## begin ROWS
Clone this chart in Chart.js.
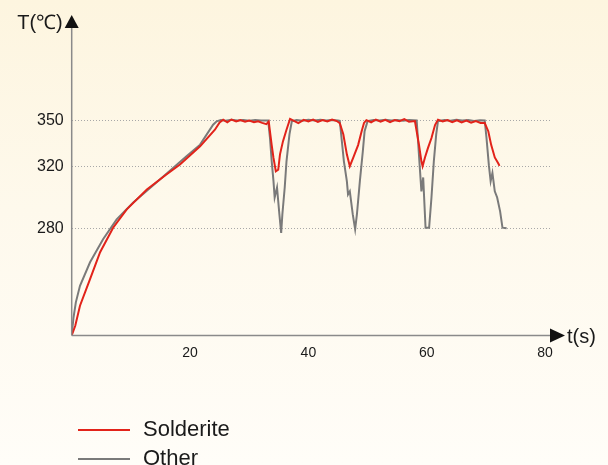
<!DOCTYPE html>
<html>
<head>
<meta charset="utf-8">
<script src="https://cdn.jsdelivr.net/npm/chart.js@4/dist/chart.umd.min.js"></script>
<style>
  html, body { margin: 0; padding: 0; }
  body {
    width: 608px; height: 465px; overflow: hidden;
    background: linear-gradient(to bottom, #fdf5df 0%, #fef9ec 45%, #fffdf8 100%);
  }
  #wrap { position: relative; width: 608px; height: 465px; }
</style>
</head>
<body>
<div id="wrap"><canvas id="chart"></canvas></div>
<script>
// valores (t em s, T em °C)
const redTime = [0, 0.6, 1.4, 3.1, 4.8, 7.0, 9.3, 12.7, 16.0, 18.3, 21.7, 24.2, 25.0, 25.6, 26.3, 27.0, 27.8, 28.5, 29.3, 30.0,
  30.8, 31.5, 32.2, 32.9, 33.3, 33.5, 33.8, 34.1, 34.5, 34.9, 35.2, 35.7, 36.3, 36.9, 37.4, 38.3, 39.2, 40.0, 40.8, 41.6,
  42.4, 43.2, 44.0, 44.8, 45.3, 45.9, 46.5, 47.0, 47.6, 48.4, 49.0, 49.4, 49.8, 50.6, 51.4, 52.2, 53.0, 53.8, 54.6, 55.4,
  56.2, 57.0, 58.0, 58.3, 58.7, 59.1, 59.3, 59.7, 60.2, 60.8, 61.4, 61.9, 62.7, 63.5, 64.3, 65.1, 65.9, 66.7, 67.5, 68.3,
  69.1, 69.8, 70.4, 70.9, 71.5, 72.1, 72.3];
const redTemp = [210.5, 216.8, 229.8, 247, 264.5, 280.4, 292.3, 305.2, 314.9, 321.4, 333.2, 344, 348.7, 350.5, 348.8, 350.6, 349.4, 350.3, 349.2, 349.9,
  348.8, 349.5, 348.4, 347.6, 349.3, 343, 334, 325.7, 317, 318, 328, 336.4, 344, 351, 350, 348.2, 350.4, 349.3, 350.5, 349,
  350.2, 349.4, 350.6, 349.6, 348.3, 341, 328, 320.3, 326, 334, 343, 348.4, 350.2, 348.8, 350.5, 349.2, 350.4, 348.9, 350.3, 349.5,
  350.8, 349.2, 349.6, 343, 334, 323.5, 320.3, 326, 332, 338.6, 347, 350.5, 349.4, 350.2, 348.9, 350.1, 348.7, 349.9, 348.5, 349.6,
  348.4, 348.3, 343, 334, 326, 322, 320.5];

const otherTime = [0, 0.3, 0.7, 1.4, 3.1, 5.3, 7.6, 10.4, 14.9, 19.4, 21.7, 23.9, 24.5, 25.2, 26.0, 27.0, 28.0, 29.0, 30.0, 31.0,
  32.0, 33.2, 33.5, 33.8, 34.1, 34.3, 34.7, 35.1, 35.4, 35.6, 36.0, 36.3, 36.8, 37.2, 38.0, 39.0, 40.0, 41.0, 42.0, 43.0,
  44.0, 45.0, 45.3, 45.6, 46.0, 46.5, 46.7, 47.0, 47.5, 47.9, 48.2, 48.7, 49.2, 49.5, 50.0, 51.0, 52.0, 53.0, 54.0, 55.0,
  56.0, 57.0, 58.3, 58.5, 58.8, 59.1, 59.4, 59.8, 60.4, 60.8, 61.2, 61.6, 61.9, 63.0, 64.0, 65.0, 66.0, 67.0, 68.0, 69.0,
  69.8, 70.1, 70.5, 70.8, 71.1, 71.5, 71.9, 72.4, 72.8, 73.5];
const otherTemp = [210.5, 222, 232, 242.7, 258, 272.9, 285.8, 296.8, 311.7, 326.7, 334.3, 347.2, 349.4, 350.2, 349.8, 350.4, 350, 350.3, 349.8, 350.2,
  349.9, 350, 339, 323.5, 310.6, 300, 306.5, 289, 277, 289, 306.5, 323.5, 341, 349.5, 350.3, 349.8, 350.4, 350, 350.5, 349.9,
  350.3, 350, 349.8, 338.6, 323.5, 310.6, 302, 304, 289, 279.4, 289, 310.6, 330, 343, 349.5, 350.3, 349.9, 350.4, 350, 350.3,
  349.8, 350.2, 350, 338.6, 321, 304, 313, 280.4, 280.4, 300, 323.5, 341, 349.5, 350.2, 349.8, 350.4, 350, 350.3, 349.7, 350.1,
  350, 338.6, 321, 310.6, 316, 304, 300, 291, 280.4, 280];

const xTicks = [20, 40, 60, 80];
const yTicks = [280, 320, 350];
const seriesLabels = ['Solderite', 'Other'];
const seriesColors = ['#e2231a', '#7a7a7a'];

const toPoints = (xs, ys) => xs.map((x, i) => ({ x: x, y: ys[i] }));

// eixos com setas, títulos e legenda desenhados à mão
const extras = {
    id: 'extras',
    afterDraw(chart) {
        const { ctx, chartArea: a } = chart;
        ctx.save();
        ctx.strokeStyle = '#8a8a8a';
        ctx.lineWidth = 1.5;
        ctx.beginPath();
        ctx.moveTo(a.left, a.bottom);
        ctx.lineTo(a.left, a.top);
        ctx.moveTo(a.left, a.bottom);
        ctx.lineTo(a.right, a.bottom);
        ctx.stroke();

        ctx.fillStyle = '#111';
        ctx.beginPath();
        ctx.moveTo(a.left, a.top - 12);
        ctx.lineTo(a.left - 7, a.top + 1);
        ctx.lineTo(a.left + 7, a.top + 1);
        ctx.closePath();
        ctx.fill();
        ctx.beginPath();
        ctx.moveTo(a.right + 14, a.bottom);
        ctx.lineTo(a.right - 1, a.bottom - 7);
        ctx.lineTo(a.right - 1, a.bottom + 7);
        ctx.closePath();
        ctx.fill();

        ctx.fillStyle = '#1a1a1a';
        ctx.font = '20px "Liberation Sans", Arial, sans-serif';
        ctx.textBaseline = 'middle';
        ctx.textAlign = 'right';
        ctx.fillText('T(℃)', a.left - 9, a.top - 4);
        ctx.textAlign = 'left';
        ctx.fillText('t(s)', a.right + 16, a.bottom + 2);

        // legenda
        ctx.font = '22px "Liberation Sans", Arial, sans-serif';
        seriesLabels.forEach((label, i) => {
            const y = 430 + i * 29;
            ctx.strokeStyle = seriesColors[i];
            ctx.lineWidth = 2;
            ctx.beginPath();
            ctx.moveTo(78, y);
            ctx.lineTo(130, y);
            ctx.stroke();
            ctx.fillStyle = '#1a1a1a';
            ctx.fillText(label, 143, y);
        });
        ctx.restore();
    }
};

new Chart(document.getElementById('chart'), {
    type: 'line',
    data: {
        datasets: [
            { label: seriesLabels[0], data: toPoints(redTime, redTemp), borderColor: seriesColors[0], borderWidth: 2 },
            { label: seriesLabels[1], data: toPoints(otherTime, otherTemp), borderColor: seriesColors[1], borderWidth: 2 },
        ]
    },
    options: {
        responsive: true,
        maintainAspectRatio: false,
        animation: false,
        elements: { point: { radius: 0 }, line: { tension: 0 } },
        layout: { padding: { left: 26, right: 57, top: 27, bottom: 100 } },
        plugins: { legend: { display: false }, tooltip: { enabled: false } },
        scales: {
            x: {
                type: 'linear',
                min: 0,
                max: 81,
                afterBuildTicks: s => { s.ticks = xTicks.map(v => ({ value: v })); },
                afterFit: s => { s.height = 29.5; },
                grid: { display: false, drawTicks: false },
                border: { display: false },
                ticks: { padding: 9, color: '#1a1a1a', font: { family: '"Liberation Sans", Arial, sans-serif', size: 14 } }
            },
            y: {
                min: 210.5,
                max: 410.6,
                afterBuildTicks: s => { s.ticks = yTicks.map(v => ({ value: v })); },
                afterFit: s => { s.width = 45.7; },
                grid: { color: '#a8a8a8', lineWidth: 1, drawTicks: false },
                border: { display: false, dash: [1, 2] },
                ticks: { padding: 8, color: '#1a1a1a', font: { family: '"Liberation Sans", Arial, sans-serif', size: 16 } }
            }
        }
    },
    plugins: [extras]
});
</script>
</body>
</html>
## end ROWS
## begin ROWS
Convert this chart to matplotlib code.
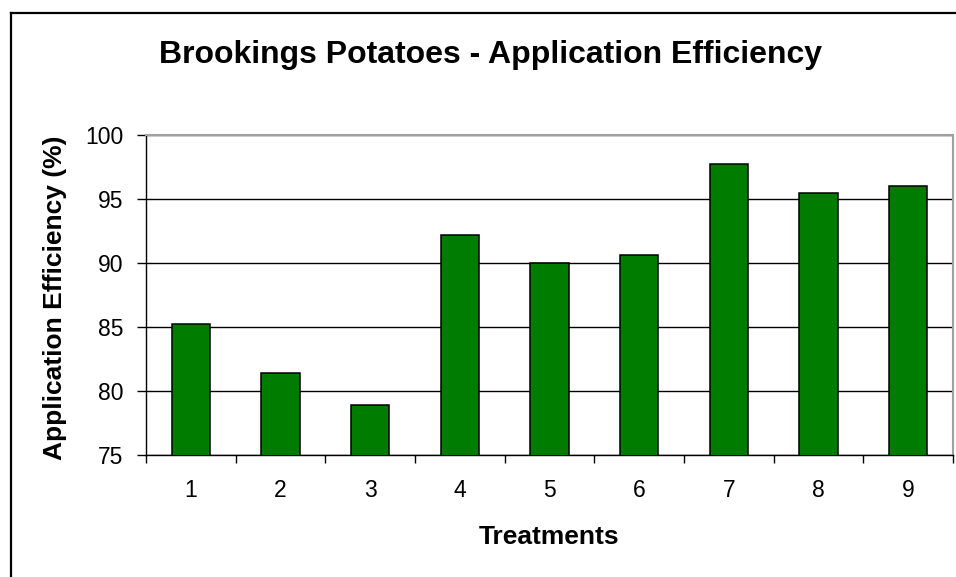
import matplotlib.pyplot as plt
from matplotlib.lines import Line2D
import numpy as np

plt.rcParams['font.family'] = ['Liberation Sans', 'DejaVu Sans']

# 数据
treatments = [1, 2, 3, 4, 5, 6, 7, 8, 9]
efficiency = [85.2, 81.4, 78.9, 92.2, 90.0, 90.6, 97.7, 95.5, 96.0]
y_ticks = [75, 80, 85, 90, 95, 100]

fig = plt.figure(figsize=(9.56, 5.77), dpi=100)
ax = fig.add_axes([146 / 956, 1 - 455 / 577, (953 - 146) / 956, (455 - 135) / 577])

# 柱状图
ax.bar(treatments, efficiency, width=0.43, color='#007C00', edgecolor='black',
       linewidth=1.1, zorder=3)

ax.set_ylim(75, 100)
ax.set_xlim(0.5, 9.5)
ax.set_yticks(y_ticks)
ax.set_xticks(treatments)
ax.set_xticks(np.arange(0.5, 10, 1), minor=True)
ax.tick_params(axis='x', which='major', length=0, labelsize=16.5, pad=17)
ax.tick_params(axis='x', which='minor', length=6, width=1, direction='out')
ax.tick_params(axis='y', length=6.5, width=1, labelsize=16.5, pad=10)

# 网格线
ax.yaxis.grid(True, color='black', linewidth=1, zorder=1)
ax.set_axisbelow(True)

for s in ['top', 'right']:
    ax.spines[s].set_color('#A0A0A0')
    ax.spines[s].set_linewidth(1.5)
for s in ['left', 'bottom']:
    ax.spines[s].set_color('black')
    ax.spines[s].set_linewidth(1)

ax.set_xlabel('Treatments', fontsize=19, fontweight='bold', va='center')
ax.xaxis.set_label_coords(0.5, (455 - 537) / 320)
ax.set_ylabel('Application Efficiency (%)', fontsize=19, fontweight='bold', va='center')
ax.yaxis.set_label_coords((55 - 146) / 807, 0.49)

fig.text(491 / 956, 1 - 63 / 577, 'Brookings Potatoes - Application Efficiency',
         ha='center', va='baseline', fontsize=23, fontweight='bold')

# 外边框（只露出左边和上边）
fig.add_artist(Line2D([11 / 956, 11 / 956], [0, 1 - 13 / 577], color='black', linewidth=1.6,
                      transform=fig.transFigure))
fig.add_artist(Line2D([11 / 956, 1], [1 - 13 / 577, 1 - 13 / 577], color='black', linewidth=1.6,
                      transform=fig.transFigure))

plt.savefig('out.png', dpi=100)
## end ROWS
## begin ROWS
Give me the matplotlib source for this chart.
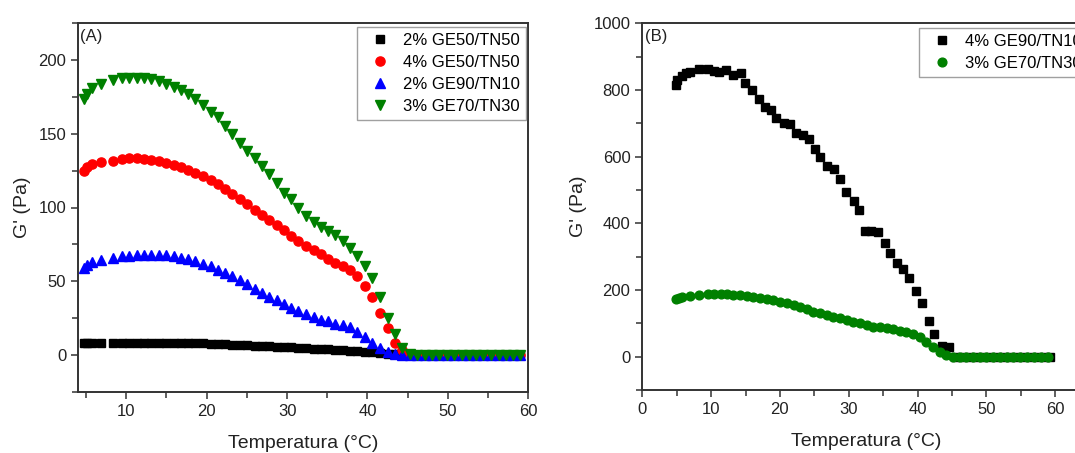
## end ROWS
• [EXERCISE DETAILS]: Write out every line of the entries that holds the word "this".

• [WORKED ANSWER]:
Clone this chart in Chart.js.
Convert this chart to matplotlib code.
Give me the matplotlib source for this chart.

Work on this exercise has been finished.